El derecho fundamental a la defensa procesal está regulado por el art. 11, inciso 1, de la Declaración Universal de Derechos Humanos; el artículo 14, inciso 3, parágrafo d), del Pacto Internacional de Derechos Civiles y Políticos; el artículo 8, inciso 2, parágrafo d), de la Convención Americana sobre Derechos Humanos; y el artículo 139, inciso 14, de la Constitución Política de 1993.
La defensa procesal no es sólo un derecho subjetivo, sino también una garantía, esto es, una condición esencial de validez de todo proceso penal propio de un Estado de Derecho. En este sentido, corresponde al Estado velar para que esta garantía sea real y efectiva en todo proceso.
Ahora bien, en lo que respecta a la defensa técnica, tal como señala la doctrina (Cafferata Nores, Jauchen), no basta la mera presencia del abogado defensor, ya que el equilibrio de las partes exige una actividad profesional diligente y eficaz del defensor. Cuando no hay una defensa eficaz se hace preciso sustituir al abogado defensor, teniéndose por nulos los actos procesales efectuados por el abogado negligente.
En esta línea, señala Jauchen, que «es imprescindible que el defensor agote pormenorizadamente una razonada refutación de las pruebas y fundamentos de cargo, tanto desde el punto de vista de hecho como de derecho».
La negligencia, la inactividad, la ignorancia de la ley, o el descuido del defensor, no justifica el estado de indefensión del imputado en el proceso penal. Es un deber del Estado garantizar que la presencia del abogado defensor en el proceso no sea únicamente de tipo formal. Este debe asistir real, efectiva e idóneamente al imputado en el proceso penal.
Así, en la sentencia del 30 de mayo de 1999 (caso Petruzzi v. Estado peruano), la Corte IDH reitera que en el proceso penal la persona tiene derecho a una defensa adecuada y, por tanto, constituye un estado de indefensión prohibido por el Pacto de San José una presencia o actuación de un defensor meramente formal.
Uno de los contenidos de la defensa eficaz es la contradicción fundamentada de los hechos, pruebas y argumentos de cargo. En este sentido, coincidimos con Cafferata Nores[1] cuando puntualiza que la mera existencia del defensor suele ser insuficiente por sí sola para garantizar el principio de igualdad de armas en el proceso penal, en la medida que sólo produce una “igualdad formal”. Más aún, el equilibrio propio de la igualdad de armas exige una actividad profesional diligente y eficaz.
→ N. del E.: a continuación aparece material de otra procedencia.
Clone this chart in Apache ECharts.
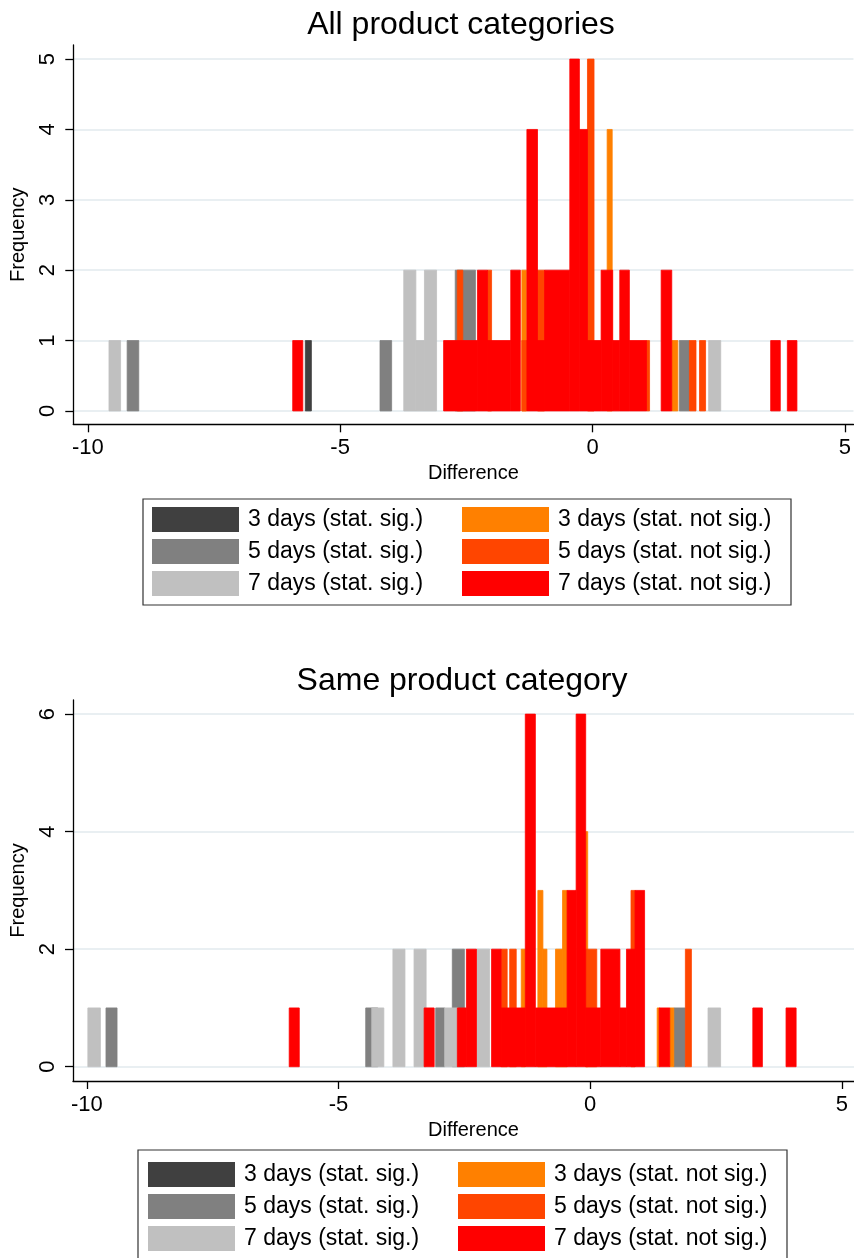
<!DOCTYPE html>
<html>
<head>
<meta charset="utf-8">
<script src="https://cdn.jsdelivr.net/npm/echarts@6/dist/echarts.min.js"></script>
<style>
html,body{margin:0;padding:0;background:#fff;}
#chart{width:854px;height:1258px;}
</style>
</head>
<body>
<div id="chart"></div>
<script>
// ---- Data ----
const titles = ['All product categories', 'Same product category'];
const xAxisTitle = 'Difference';
const yAxisTitle = 'Frequency';
const xTicks = [-10, -5, 0, 5];
const topYTicks = [0, 1, 2, 3, 4, 5];
const bottomYTicks = [0, 2, 4, 6];
const seriesNames = [
  '3 days (stat. sig.)', '5 days (stat. sig.)', '7 days (stat. sig.)',
  '3 days (stat. not sig.)', '5 days (stat. not sig.)', '7 days (stat. not sig.)'
];
// bins: [from, to, frequency]
const topSig3 = [[-5.69, -5.57, 1]];
const topSig5 = [[-9.22, -8.99, 1], [-4.21, -3.98, 1], [-2.72, -2.32, 2], [1.72, 1.92, 1]];
const topSig7 = [[-9.58, -9.35, 1], [-3.74, -3.50, 2], [-3.50, -3.33, 1], [-3.33, -3.09, 2], [2.30, 2.54, 1]];
const topNot3 = [[-1.40, -1.31, 2], [0.29, 0.39, 4], [1.57, 1.69, 1]];
const topNot5 = [[-2.68, -2.57, 2], [-2.08, -2.00, 2], [-1.40, -1.30, 1], [-1.09, -0.95, 2],
                 [-0.10, 0.03, 5], [1.07, 1.13, 1], [1.92, 2.05, 1], [2.12, 2.24, 1]];
const topNot7 = [[-5.94, -5.74, 1], [-2.95, -2.28, 1], [-2.28, -2.08, 2], [-2.08, -1.62, 1], [-1.62, -1.43, 2],
                 [-1.30, -1.09, 4], [-1.09, -0.95, 1], [-0.95, -0.45, 2], [-0.45, -0.26, 5], [-0.26, -0.10, 4],
                 [-0.10, 0.17, 1], [0.17, 0.40, 2], [0.40, 0.54, 1], [0.54, 0.73, 2], [0.73, 1.07, 1],
                 [1.36, 1.57, 2], [3.53, 3.72, 1], [3.86, 4.05, 1]];
const botSig3 = [];
const botSig5 = [[-9.62, -9.40, 1], [-4.46, -4.22, 1], [-3.07, -2.89, 1], [-2.74, -2.50, 2], [1.66, 1.89, 1]];
const botSig7 = [[-9.98, -9.73, 1], [-4.34, -4.10, 1], [-3.92, -3.68, 2], [-3.50, -3.26, 2], [-2.89, -2.62, 1],
                 [-2.25, -2.00, 2], [2.34, 2.59, 1]];
const botNot3 = [[-1.37, -1.29, 2], [-1.04, -0.94, 3], [-0.94, -0.86, 2], [-0.69, -0.55, 2], [-0.55, -0.46, 3],
                 [-0.09, -0.05, 4], [1.33, 1.38, 1], [1.58, 1.66, 1]];
const botNot5 = [[-1.77, -1.65, 2], [-1.60, -1.47, 2], [-0.09, 0.13, 2], [0.81, 0.89, 3], [1.89, 2.01, 2]];
const botNot7 = [[-5.98, -5.78, 1], [-3.30, -3.10, 1], [-2.64, -2.46, 1], [-2.46, -2.26, 2], [-1.96, -1.77, 2],
                 [-1.77, -1.29, 1], [-1.29, -1.09, 6], [-1.09, -0.46, 1], [-0.46, -0.28, 3], [-0.28, -0.09, 6],
                 [-0.09, 0.21, 1], [0.21, 0.59, 2], [0.59, 0.72, 1], [0.72, 0.89, 2], [0.89, 1.08, 3],
                 [1.37, 1.58, 1], [3.23, 3.42, 1], [3.89, 4.09, 1]];

// ---- Styling ----
const colors = ['#404040', '#808080', '#c0c0c0', '#ff8000', '#ff4500', '#ff0000'];
const FONT = 'Liberation Sans, Arial, sans-serif';
const gridColor = '#e2eaee';

function renderBin(params, api) {
  const a = api.coord([api.value(0), api.value(2)]);
  const b = api.coord([api.value(1), 0]);
  const c = api.visual('color');
  return {
    type: 'rect',
    shape: { x: a[0], y: a[1], width: b[0] - a[0], height: b[1] - a[1] },
    style: { fill: c, stroke: c, lineWidth: 0.8 }
  };
}

function makeSeries(datasets, idx) {
  return datasets.map((d, i) => ({
    type: 'custom',
    name: seriesNames[i],
    xAxisIndex: idx, yAxisIndex: idx,
    data: d,
    encode: { x: [0, 1], y: 2 },
    itemStyle: { color: colors[i] },
    renderItem: renderBin,
    silent: true
  }));
}

function xAxisCfg(idx, min, max) {
  return {
    type: 'value', gridIndex: idx, min: min, max: max,
    name: xAxisTitle, nameLocation: 'middle', nameGap: 39,
    nameTextStyle: { fontFamily: FONT, fontSize: 20, color: '#000', padding: [0, 0, 0, 20] },
    axisLine: { show: true, onZero: false, lineStyle: { color: '#000', width: 1.3 } },
    axisTick: { show: true, length: 8, customValues: xTicks, lineStyle: { color: '#000', width: 1.3 } },
    axisLabel: { customValues: xTicks, fontFamily: FONT, fontSize: 22, color: '#000', margin: 13 },
    splitLine: { show: false }
  };
}
function yAxisCfg(idx, min, max, ticks) {
  return {
    type: 'value', gridIndex: idx, min: min, max: max,
    name: yAxisTitle, nameLocation: 'middle', nameGap: 45, nameRotate: 90,
    nameTextStyle: { fontFamily: FONT, fontSize: 20, color: '#000' },
    axisLine: { show: true, onZero: false, lineStyle: { color: '#000', width: 1.3 } },
    axisTick: { show: true, length: 8, customValues: ticks, lineStyle: { color: '#000', width: 1.3 } },
    axisLabel: { customValues: ticks, rotate: 90, fontFamily: FONT, fontSize: 22, color: '#000', margin: 14 },
    splitLine: { show: true, lineStyle: { color: gridColor, width: 1.5 } }
  };
}
function legendCfg(names, left, top) {
  return {
    orient: 'vertical', left: left, top: top, padding: 0,
    itemWidth: 87, itemHeight: 25, itemGap: 7,
    icon: 'rect', selectedMode: false,
    data: names,
    textStyle: { fontFamily: FONT, fontSize: 23, color: '#000', padding: [0, 0, 0, 4] }
  };
}

const chart = echarts.init(document.getElementById('chart'), null, { renderer: 'canvas' });
chart.setOption({
  animation: false,
  backgroundColor: '#fff',
  title: [
    { text: titles[0], left: 456, top: 4, textAlign: 'center',
      textStyle: { fontFamily: FONT, fontSize: 32, fontWeight: 'normal', color: '#000' } },
    { text: titles[1], left: 457, top: 660, textAlign: 'center',
      textStyle: { fontFamily: FONT, fontSize: 32, fontWeight: 'normal', color: '#000' } }
  ],
  grid: [
    { left: 73.3, top: 45, right: 0, height: 379.3 },
    { left: 70, top: 700, right: 0, height: 381 }
  ],
  xAxis: [xAxisCfg(0, -10.287, 5.17), xAxisCfg(1, -10.275, 5.24)],
  yAxis: [yAxisCfg(0, -0.19, 5.2, topYTicks), yAxisCfg(1, -0.243, 6.24, bottomYTicks)],
  legend: [
    legendCfg(seriesNames.slice(0, 3), 152, 507),
    legendCfg(seriesNames.slice(3, 6), 462, 507),
    legendCfg(seriesNames.slice(0, 3), 148, 1162),
    legendCfg(seriesNames.slice(3, 6), 458, 1162)
  ],
  graphic: [
    { type: 'rect', shape: { x: 143, y: 499, width: 648, height: 106 }, style: { fill: 'none', stroke: '#333', lineWidth: 1.2 }, silent: true },
    { type: 'rect', shape: { x: 138, y: 1150, width: 649, height: 120 }, style: { fill: 'none', stroke: '#333', lineWidth: 1.2 }, silent: true }
  ],
  series: makeSeries([topSig3, topSig5, topSig7, topNot3, topNot5, topNot7], 0)
    .concat(makeSeries([botSig3, botSig5, botSig7, botNot3, botNot5, botNot7], 1))
});
</script>
</body>
</html>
A tal punto que si no hay defensa eficaz estamos frente a un “abandono implícito de la defensa”. Se trataría de una mera defensa formal que no pone a salvo los derechos y garantías del imputado.
Como ha señalado[2] el Supremo Tribunal de Justicia de los Estados Unidos, «existen dos componentes a ser analizados para determinar si ha existido una defensa efectiva: el comportamiento deficiente del abogado y el perjuicio ocasionado por la conducta del abogado». La regla de la defensa eficaz del abogado es un estándar objetivo de carácter razonable. De tal forma que, a fin de establecer si el resultado perjudicial es error del abogado, debe demostrarse que el resultado hubiera sido diferente de haber sido otra la conducta del abogado.
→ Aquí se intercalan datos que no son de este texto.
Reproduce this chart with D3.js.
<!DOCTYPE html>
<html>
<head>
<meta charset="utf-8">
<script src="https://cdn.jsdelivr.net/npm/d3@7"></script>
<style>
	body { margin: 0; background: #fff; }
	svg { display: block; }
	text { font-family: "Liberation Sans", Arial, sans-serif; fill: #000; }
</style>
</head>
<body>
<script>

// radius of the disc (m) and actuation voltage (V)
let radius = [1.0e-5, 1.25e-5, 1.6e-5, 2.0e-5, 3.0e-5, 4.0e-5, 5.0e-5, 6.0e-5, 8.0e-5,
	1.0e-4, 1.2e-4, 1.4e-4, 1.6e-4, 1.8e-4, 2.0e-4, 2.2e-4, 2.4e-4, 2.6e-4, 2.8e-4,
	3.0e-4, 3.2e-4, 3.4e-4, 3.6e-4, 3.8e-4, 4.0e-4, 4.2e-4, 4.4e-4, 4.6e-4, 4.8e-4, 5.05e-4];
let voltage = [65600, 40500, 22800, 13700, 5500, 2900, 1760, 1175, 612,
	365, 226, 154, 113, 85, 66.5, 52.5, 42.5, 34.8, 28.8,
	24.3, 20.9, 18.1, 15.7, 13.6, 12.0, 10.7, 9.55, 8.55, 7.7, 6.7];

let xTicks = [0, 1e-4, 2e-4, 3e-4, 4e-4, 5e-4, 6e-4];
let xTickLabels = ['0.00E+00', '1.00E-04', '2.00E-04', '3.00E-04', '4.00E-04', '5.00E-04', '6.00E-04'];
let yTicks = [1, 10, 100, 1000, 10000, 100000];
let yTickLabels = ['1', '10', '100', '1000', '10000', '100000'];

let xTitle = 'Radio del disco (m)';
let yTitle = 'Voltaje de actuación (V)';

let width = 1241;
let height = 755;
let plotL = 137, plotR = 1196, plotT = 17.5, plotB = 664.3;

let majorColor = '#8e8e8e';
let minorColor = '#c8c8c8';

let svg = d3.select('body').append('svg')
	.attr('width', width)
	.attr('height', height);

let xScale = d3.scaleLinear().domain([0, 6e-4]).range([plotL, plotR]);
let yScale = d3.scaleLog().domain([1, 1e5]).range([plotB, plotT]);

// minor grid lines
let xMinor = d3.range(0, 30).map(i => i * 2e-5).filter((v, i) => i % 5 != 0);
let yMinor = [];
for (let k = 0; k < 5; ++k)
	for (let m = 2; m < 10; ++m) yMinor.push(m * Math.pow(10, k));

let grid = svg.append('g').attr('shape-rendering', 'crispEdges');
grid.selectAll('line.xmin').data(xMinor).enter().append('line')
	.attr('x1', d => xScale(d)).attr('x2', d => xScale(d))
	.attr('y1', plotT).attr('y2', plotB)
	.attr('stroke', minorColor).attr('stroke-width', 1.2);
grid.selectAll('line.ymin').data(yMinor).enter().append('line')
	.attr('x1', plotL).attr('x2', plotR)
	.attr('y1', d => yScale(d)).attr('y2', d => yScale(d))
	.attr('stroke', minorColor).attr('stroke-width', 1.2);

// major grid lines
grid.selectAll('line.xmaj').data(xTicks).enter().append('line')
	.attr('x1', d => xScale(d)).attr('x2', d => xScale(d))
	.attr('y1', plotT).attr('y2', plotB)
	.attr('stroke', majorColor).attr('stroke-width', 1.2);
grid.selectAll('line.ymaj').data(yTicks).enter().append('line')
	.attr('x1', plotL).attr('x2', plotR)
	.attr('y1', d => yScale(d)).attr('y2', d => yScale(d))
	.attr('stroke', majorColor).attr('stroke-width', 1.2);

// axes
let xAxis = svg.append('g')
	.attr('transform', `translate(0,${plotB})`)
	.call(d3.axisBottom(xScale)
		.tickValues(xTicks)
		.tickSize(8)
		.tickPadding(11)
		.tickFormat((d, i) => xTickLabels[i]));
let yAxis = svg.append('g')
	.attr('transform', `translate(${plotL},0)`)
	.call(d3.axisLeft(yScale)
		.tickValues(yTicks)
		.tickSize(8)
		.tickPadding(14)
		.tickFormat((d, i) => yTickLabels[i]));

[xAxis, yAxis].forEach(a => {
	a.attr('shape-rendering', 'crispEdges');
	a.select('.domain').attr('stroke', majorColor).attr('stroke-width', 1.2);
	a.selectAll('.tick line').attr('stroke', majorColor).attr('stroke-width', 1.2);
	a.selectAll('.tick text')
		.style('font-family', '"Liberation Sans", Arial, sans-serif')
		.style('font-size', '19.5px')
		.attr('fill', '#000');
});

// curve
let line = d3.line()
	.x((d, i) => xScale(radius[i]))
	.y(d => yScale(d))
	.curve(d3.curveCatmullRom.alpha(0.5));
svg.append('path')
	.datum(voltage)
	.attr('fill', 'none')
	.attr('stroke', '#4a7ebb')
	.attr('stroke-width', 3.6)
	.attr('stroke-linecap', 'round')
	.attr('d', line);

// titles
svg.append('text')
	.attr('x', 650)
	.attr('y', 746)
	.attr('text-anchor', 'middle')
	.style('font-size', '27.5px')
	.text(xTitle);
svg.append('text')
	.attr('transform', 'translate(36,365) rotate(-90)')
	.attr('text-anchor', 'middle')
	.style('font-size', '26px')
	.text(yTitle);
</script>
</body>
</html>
En definitiva, la garantía de la defensa procesal exige que los actos de la defensa técnica necesariamente se efectúen como crítica oposición a la pretensión punitiva. La defensa que no se realice bajo este parámetro debe considerarse nula, ya que el imputado, en estricto, no habría contado con un abogado que permita el ejercicio de su derecho de defensa.
Como ejemplos se pueden mencionar:
i) el caso de un abogado que no advirtió el carácter atípico de un hecho, por no haber manejado aspectos básicos sobre la imputación objetiva (un presunto fraude en la administración de persona jurídica en el que el imputado carecía de competencias para tomar decisiones sobre la empresa en cuestión);
ii) si el defensor en un presunto homicidio culposo no advirtió que el hecho se debió exclusivamente a la autopuesta en peligro de la víctima y permitió que su patrocinado se someta a la terminación anticipada;
iii) cuando el abogado no advirtió que el hecho atribuido a su patrocinado no debe juzgarse en un proceso inmediato, sino en uno ordinario, y debido a su negligencia aquél debe afrontar un proceso distinto al ya previsto por ley.
En todos estos casos podría válidamente solicitarse la nulidad del proceso.
[1] Vid. Cafferata Nores, José. Proceso penal y derechos humanos. Centro de Estudios Legales y Sociales, Editores del Puerto, Buenos Aires, 2000, p. 118.
[2] Weatherford v. Bursey 429 US 545 (1977).